French Air Force to use eagles against rogue drones
The French military is preparing a new countermeasure to protect high-profile events from rogue terrorist drones. The answer to the emerging threat is the millennia-old tradition of falconry.
The French Air Force is training a number of eagles to hunt drones, L'Express newspaper reported.
“The eagles could be used in major events like the July 14, G20 meetings or big international conferences like the recent COP 21,” an air force spokesperson told the newspaper.
“In certain situations, when debris could fall onto the crowd below, the drone cannot be shot down. The eagle can intercept the device without causing extra damage.”

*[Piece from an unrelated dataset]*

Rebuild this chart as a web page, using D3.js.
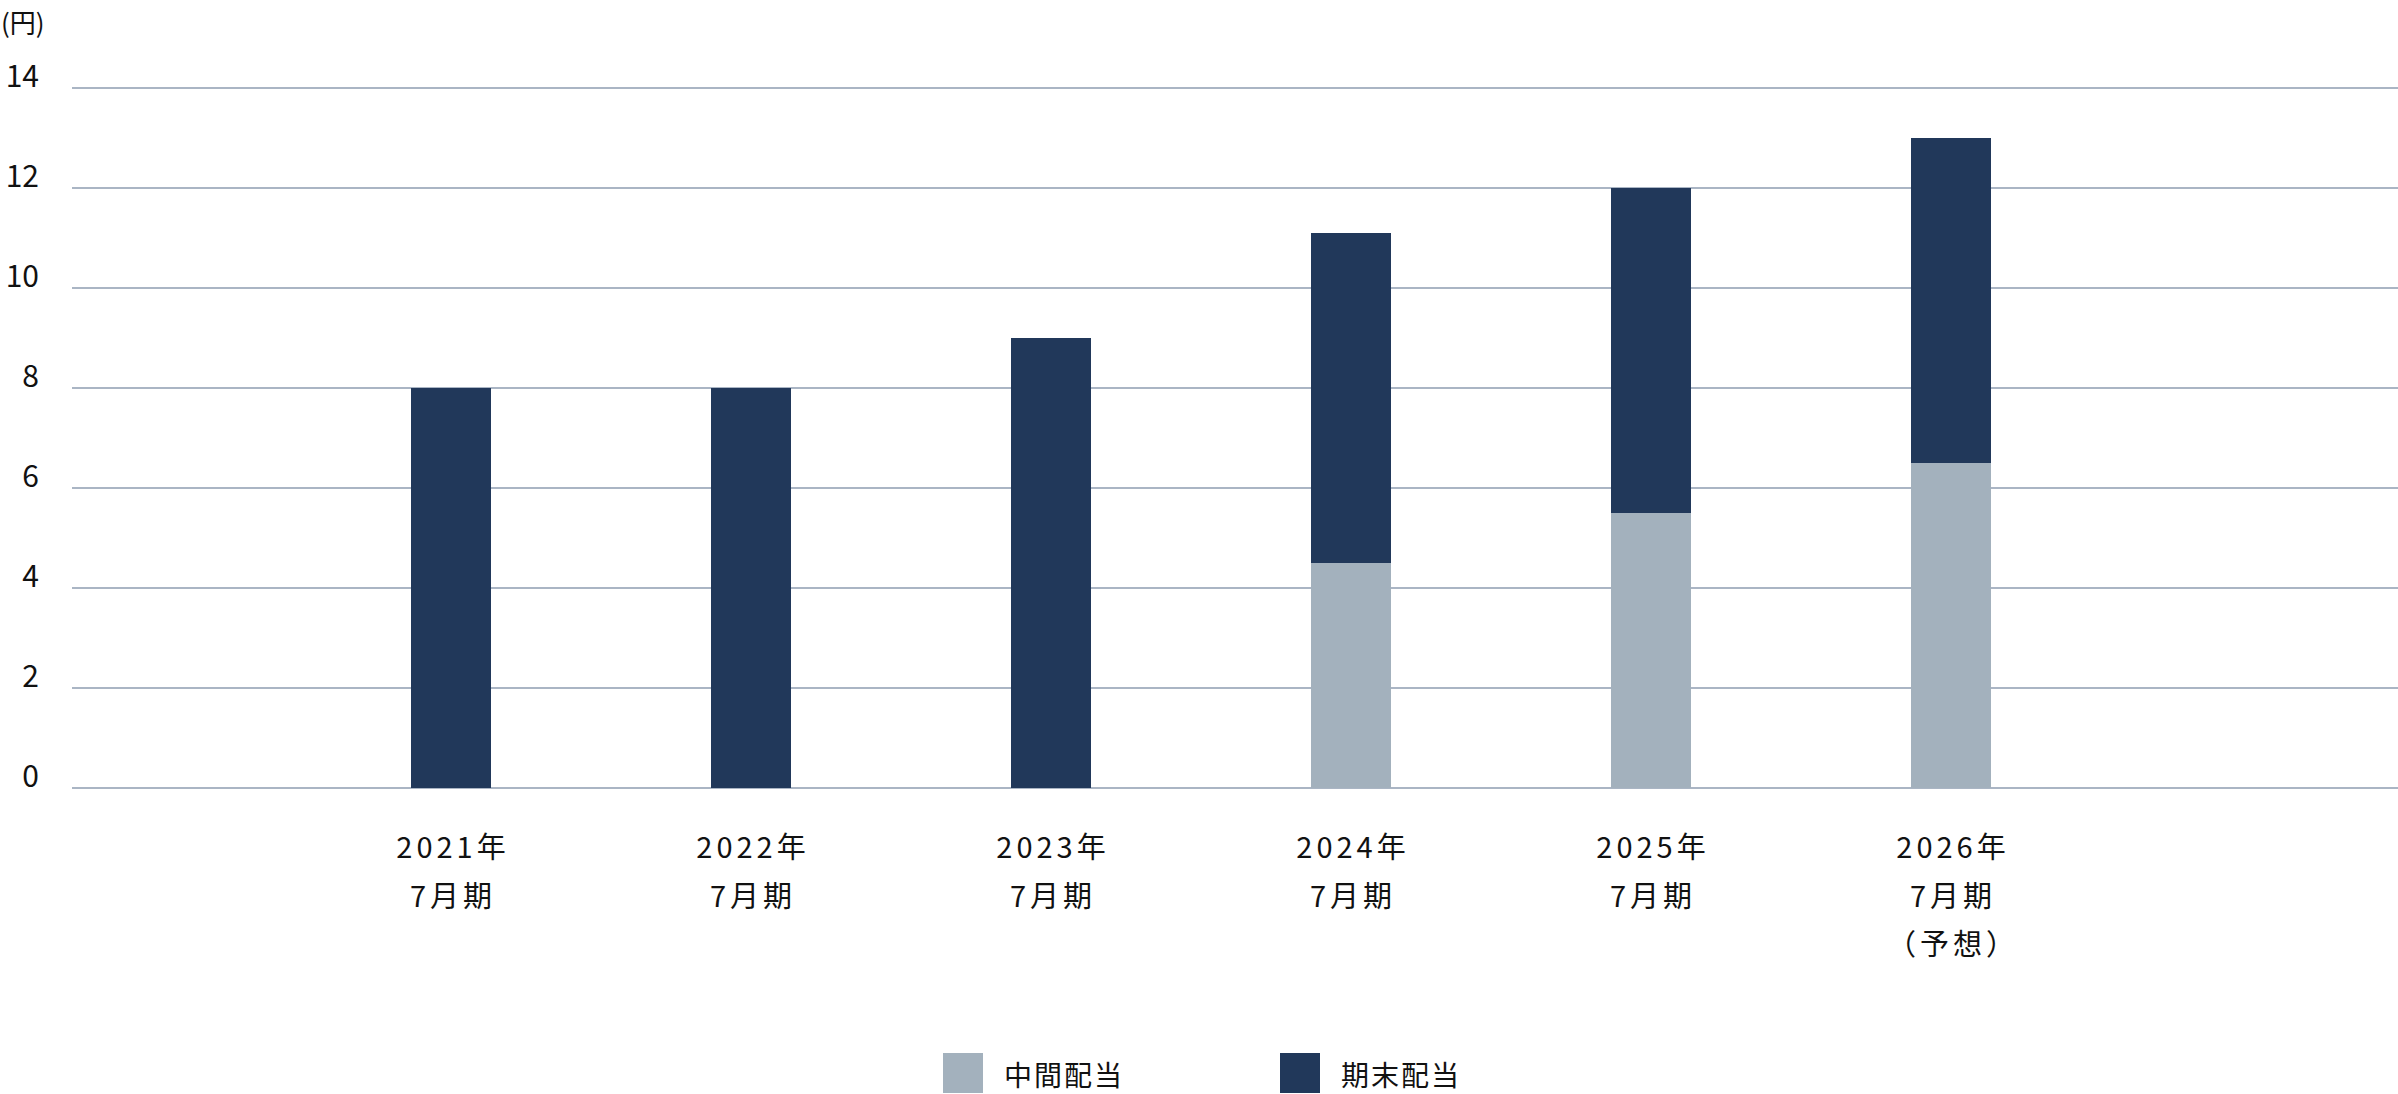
<!DOCTYPE html>
<html>
<head>
<meta charset="utf-8">
<script src="https://cdn.jsdelivr.net/npm/d3@7"></script>
<style>
html,body{margin:0;padding:0;background:#fff;}
svg{display:block;}
text{font-family:"Noto Sans CJK JP","Noto Sans",sans-serif;fill:#111;}
</style>
</head>
<body>
<svg id="chart" width="2398" height="1094"></svg>
<script>
const categories = ["2021年|7月期", "2022年|7月期", "2023年|7月期", "2024年|7月期", "2025年|7月期", "2026年|7月期|（予想）"];
const interim = [0, 0, 0, 4.5, 5.5, 6.5];
const yearEnd = [8, 8, 9, 6.6, 6.5, 6.5];
const yTicks = [0, 2, 4, 6, 8, 10, 12, 14];
const seriesNames = ["中間配当", "期末配当"];
const colors = ["#a3b1bd", "#21385a"];

const svg = d3.select("#chart");
const W = 2398, H = 1094;

const x = d3.scaleBand().domain(categories).range([301, 2101])
  .paddingInner(1 - 80/300).paddingOuter((1 - 80/300)/2);
const y = d3.scaleLinear().domain([0, 14]).range([788, 88]);

// gridlines
svg.append("g").selectAll("line").data(yTicks).join("line")
  .attr("x1", 72).attr("x2", W)
  .attr("y1", d => y(d)).attr("y2", d => y(d))
  .attr("stroke", "#8e9db0").attr("stroke-width", 1.5);

// y tick labels
svg.append("g").selectAll("text").data(yTicks).join("text")
  .attr("x", 39).attr("y", d => y(d) - 1)
  .attr("text-anchor", "end")
  .style("font-size", "30px")
  .text(d => d);

svg.append("text").attr("x", 1).attr("y", 33)
  .style("font-size", "26px").text("(円)");

// stacked bars
const rows = categories.map((c, i) => ({cat: c, interim: interim[i], yearEnd: yearEnd[i]}));
const stack = d3.stack().keys(["interim", "yearEnd"])(rows);
svg.append("g").selectAll("g").data(stack).join("g")
  .attr("fill", (d, i) => colors[i])
  .selectAll("rect").data(d => d).join("rect")
  .attr("x", d => x(d.data.cat))
  .attr("width", x.bandwidth())
  .attr("y", d => y(d[1]))
  .attr("height", d => y(d[0]) - y(d[1]));

// x labels
const xl = svg.append("g").selectAll("text").data(categories).join("text")
  .attr("text-anchor", "middle")
  .attr("x", d => x(d) + x.bandwidth()/2 + 2)
  .attr("y", 858)
  .style("font-size", "29px")
  .style("letter-spacing", "4px");
xl.selectAll("tspan").data(d => d.split("|")).join("tspan")
  .attr("x", function() { const p = this.parentNode; return +p.getAttribute("x"); })
  .attr("dy", (d, i) => i === 0 ? 0 : 48.5)
  .text(d => d);

// legend
const legendX = [943, 1280];
const lg = svg.append("g").selectAll("g").data(seriesNames).join("g")
  .attr("transform", (d, i) => `translate(${legendX[i]},1053)`);
lg.append("rect").attr("width", 40).attr("height", 40).attr("fill", (d, i) => colors[i]);
lg.append("text").attr("x", 61).attr("y", 33)
  .style("font-size", "28px").style("letter-spacing", "2px").text(d => d);
</script>
</body>
</html>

The program was launched in spring this year, when trainers acquired eagle eggs. The actual training started in summer, when the birds of prey were large enough. The drone-hunters may be ready for deployment in summer next year.
“They have been taught that there is food on the drones, and now when they see one of these devices they intercept. We are training them not just to attack them, but to detect them,” the spokesperson said.
While falconry is far beyond its popularity peak in Europe, birds of prey are currently employed by some airports, where they chase off other birds which might be sucked into an aircraft engine and damage it. They are also used for similar, if less crucial, pest control at landfills and commercial buildings.
The French program follows in the footsteps of a similar effort by the Dutch police.